─── Dataset extract ───

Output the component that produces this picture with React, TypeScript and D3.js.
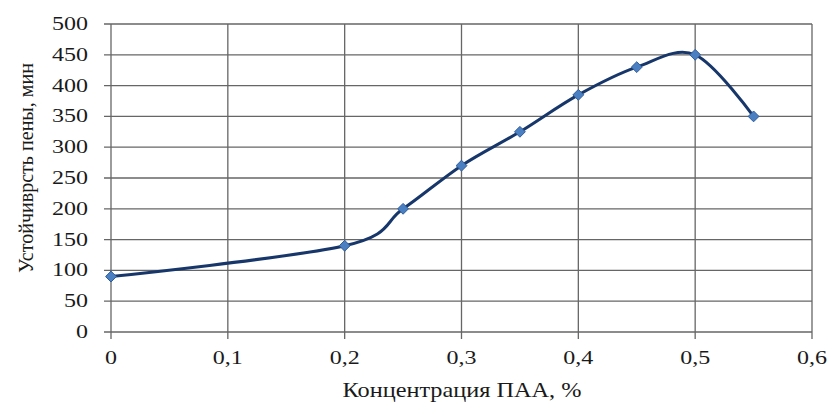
import { useEffect, useRef } from "react";
import * as d3 from "d3";

// Concentration of PAA (%) and foam stability (min)
const CONC = [0, 0.2, 0.25, 0.3, 0.35, 0.4, 0.45, 0.5, 0.55];
const STABILITY = [90, 140, 200, 270, 325, 385, 430, 450, 350];
const X_TICKS = [0, 0.1, 0.2, 0.3, 0.4, 0.5, 0.6];
const Y_TICKS = [0, 50, 100, 150, 200, 250, 300, 350, 400, 450, 500];

const X_TITLE = "Концентрация ПАА, %";
const Y_TITLE = "Устойчиврсть пены, мин";

export default function App() {
  const svgRef = useRef<SVGSVGElement | null>(null);

  useEffect(() => {
    const width = 829;
    const height = 403;
    const margin = { top: 24, right: 17, bottom: 71, left: 111 };
    const innerW = width - margin.left - margin.right;
    const innerH = height - margin.top - margin.bottom;

    const svg = d3.select(svgRef.current);
    svg.selectAll("*").remove();
    svg.attr("width", width).attr("height", height);

    const g = svg.append("g")
      .attr("transform", `translate(${margin.left},${margin.top})`);

    const x = d3.scaleLinear().domain([0, 0.6]).range([0, innerW]);
    const y = d3.scaleLinear().domain([0, 500]).range([innerH, 0]);

    const fmt = (v: number) => String(v).replace(".", ",");
    const font = "'Liberation Serif', 'Times New Roman', serif";
    const gridColor = "#666";
    // the source picture is stretched sideways, so the labels are too
    const stretch = "scale(1.3,1)";

    // ----- grid -----
    g.append("g")
      .selectAll("line")
      .data(Y_TICKS)
      .enter()
      .append("line")
      .attr("x1", -7).attr("x2", innerW)
      .attr("y1", (d) => y(d)).attr("y2", (d) => y(d))
      .attr("stroke", gridColor).attr("stroke-width", 1.3);

    g.append("g")
      .selectAll("line")
      .data(X_TICKS)
      .enter()
      .append("line")
      .attr("x1", (d) => x(d)).attr("x2", (d) => x(d))
      .attr("y1", 0).attr("y2", innerH + 7)
      .attr("stroke", gridColor).attr("stroke-width", 1.3);

    // ----- tick labels -----
    g.append("g")
      .selectAll("text")
      .data(Y_TICKS)
      .enter()
      .append("text")
      .attr("transform", (d) => `translate(-23,${y(d) + 6}) ${stretch}`)
      .attr("text-anchor", "end")
      .attr("font-family", font)
      .attr("font-size", 18.5)
      .attr("fill", "#1a1a1a")
      .text((d) => d);

    g.append("g")
      .selectAll("text")
      .data(X_TICKS)
      .enter()
      .append("text")
      .attr("transform", (d) => `translate(${x(d)},${innerH + 32}) ${stretch}`)
      .attr("text-anchor", "middle")
      .attr("font-family", font)
      .attr("font-size", 18.5)
      .attr("fill", "#1a1a1a")
      .text((d) => fmt(d));

    // ----- axis titles -----
    svg.append("text")
      .attr("x", 462).attr("y", 397)
      .attr("text-anchor", "middle")
      .attr("font-family", font)
      .attr("font-size", 21)
      .attr("textLength", 239)
      .attr("lengthAdjust", "spacingAndGlyphs")
      .attr("fill", "#1a1a1a")
      .text(X_TITLE);

    svg.append("text")
      .attr("transform", "translate(33,168) rotate(-90)")
      .attr("text-anchor", "middle")
      .attr("font-family", font)
      .attr("font-size", 20)
      .attr("textLength", 210)
      .attr("lengthAdjust", "spacingAndGlyphs")
      .attr("fill", "#1a1a1a")
      .text(Y_TITLE);

    // ----- smoothed line -----
    const pts: [number, number][] = CONC.map((c, i) => [c, STABILITY[i]]);
    const line = d3.line<[number, number]>()
      .x((d) => x(d[0]))
      .y((d) => y(d[1]))
      .curve(d3.curveCardinal.tension(0));

    g.append("path")
      .datum(pts)
      .attr("d", line)
      .attr("fill", "none")
      .attr("stroke", "#17376b")
      .attr("stroke-width", 3);

    // ----- diamond markers -----
    const diamond = d3.symbol().type(d3.symbolDiamond2).size(75);
    g.append("g")
      .selectAll("path")
      .data(pts)
      .enter()
      .append("path")
      .attr("transform", (d) => `translate(${x(d[0])},${y(d[1])})`)
      .attr("d", diamond)
      .attr("fill", "#4a7fc1")
      .attr("stroke", "#2f5c9a")
      .attr("stroke-width", 1);
  }, []);

  return (
    <svg
      ref={svgRef}
      style={{ position: "absolute", left: 0, top: 0, background: "#fff" }}
    />
  );
}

───

- Request:
Repeat the lines of the listing above verbatim, beginning at its first line and ending at the line containing "const svgRef = useRef<SVGSVGElement", which is included. Omit pictures.

- Answer to this problem:
Output the component that produces this picture with React, TypeScript and D3.js.
import { useEffect, useRef } from "react";
import * as d3 from "d3";

// Concentration of PAA (%) and foam stability (min)
const CONC = [0, 0.2, 0.25, 0.3, 0.35, 0.4, 0.45, 0.5, 0.55];
const STABILITY = [90, 140, 200, 270, 325, 385, 430, 450, 350];
const X_TICKS = [0, 0.1, 0.2, 0.3, 0.4, 0.5, 0.6];
const Y_TICKS = [0, 50, 100, 150, 200, 250, 300, 350, 400, 450, 500];

const X_TITLE = "Концентрация ПАА, %";
const Y_TITLE = "Устойчиврсть пены, мин";

export default function App() {
  const svgRef = useRef<SVGSVGElement | null>(null);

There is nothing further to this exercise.